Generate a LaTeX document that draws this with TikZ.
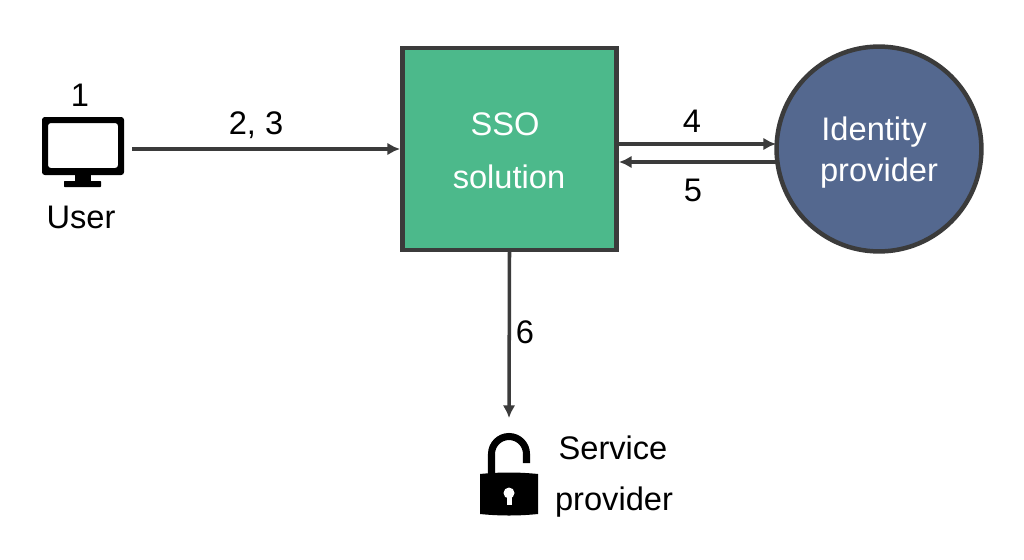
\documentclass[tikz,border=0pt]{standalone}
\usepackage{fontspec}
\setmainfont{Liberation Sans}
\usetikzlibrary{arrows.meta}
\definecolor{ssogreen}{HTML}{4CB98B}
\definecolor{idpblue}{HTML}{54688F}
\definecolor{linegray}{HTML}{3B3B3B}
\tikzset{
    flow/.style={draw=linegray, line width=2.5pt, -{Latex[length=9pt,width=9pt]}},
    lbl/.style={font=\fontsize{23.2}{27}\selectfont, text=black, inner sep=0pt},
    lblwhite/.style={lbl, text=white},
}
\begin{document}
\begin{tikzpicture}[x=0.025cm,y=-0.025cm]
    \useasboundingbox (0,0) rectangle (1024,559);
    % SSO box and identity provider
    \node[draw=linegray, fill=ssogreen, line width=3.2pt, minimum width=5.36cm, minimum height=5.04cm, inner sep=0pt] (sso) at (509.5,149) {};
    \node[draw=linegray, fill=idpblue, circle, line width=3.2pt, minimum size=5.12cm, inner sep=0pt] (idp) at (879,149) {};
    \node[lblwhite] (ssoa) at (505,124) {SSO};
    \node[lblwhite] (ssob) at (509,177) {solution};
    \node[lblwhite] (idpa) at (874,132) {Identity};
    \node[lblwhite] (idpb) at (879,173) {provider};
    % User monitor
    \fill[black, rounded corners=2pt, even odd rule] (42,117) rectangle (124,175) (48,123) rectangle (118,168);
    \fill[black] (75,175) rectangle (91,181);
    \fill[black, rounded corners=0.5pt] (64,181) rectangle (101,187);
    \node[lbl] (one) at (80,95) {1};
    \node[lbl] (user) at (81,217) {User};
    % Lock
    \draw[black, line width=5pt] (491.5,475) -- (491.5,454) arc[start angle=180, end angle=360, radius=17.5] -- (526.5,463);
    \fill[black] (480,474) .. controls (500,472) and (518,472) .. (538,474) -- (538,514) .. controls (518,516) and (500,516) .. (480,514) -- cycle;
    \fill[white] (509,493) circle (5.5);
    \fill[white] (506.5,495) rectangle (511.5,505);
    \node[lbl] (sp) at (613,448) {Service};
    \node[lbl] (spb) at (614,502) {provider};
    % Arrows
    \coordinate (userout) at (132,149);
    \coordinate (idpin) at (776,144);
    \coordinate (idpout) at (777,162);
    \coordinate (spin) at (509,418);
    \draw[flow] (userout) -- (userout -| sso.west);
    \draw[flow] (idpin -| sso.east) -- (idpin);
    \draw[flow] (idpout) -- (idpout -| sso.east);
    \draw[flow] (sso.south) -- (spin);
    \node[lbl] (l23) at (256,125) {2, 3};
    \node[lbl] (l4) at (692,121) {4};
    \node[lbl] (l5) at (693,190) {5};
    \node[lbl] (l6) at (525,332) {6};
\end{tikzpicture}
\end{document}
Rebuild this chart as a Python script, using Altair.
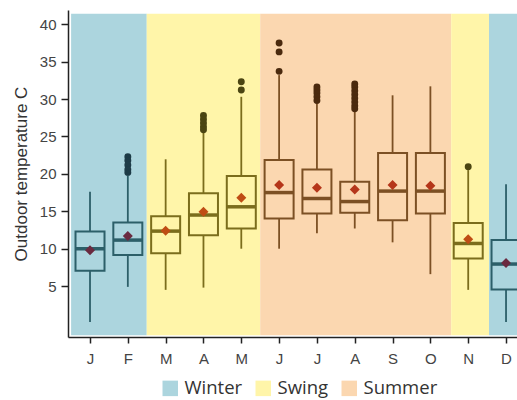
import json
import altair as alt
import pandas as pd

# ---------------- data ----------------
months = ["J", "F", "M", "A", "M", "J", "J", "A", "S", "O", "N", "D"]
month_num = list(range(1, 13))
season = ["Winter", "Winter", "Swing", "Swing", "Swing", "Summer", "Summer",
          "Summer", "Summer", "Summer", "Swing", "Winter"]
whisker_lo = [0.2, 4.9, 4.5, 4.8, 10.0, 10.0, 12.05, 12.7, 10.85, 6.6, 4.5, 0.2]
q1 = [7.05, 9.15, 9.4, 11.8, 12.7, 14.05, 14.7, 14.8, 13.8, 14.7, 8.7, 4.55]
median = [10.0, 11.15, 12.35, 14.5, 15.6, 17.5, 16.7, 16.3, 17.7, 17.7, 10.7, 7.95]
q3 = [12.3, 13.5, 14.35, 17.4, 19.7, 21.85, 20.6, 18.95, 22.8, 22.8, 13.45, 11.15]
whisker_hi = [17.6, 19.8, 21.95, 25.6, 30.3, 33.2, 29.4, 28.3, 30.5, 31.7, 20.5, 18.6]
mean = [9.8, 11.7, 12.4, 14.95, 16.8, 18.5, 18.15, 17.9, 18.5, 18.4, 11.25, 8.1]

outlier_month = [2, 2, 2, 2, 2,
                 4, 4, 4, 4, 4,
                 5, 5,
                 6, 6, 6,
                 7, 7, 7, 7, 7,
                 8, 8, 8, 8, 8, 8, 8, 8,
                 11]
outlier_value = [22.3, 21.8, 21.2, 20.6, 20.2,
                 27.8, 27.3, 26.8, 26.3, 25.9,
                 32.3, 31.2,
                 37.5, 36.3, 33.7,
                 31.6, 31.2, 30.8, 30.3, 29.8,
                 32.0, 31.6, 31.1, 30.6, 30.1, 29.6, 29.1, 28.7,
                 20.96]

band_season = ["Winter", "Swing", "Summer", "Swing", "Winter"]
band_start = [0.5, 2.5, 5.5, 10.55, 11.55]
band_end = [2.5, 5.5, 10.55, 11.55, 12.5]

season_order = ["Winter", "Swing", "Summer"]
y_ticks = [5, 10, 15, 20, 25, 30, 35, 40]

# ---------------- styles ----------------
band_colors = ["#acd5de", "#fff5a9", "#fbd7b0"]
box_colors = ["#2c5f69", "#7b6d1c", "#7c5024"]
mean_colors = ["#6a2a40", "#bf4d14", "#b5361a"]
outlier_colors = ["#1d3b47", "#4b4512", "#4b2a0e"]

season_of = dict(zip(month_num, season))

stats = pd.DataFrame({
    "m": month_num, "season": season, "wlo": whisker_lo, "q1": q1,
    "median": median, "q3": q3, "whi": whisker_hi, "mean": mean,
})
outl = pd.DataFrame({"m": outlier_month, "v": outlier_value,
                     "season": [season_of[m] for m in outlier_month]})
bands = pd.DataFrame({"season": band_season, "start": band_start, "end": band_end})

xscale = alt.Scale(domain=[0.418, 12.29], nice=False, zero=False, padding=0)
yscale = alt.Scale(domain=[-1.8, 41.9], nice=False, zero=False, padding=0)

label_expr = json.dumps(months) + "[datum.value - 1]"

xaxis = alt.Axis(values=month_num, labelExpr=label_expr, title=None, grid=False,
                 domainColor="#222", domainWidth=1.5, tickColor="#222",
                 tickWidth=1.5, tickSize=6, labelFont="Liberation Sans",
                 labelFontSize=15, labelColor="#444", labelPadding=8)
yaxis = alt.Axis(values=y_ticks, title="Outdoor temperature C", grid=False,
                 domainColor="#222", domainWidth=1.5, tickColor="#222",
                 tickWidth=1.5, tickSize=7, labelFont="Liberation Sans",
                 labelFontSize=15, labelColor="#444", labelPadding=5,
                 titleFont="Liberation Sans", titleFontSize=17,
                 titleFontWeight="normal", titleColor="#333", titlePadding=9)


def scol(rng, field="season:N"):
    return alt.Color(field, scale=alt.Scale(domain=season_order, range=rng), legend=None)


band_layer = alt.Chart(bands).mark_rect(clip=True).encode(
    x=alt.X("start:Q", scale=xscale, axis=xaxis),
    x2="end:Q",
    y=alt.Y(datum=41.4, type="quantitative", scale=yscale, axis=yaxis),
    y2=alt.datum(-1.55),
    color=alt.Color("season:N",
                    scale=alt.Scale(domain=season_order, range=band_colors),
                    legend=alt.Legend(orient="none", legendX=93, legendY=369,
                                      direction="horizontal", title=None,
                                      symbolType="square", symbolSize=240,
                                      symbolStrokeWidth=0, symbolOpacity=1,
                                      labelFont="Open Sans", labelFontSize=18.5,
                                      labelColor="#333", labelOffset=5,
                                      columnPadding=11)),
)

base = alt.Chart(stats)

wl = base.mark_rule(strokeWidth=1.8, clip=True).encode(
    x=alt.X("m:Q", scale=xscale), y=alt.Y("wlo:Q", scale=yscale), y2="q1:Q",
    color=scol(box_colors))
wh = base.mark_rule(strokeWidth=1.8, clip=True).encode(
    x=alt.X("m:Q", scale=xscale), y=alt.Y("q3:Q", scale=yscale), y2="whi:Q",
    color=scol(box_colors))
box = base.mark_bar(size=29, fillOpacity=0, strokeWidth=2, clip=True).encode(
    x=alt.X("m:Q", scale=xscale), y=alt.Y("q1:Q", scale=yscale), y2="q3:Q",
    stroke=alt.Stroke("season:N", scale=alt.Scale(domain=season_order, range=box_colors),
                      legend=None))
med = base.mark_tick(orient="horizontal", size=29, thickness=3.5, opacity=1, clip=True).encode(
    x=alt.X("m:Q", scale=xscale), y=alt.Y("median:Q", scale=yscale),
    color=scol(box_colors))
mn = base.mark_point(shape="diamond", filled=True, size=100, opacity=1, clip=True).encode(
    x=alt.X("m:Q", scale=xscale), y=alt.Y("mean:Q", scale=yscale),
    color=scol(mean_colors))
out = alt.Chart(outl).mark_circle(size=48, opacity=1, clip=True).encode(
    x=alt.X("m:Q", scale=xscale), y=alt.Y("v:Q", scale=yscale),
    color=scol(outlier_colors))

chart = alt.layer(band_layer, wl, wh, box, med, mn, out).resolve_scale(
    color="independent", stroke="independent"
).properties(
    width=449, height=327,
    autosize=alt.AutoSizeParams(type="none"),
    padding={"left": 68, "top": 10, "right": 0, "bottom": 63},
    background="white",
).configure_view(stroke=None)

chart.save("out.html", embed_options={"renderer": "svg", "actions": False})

» WHAT IS BEING ASKED: All lines in the data that contain the word "this" should be copied.

» EXERCISE OUTPUT:
Generate a LaTeX document that draws this with TikZ.
Rebuild this chart as a Python script, using Altair.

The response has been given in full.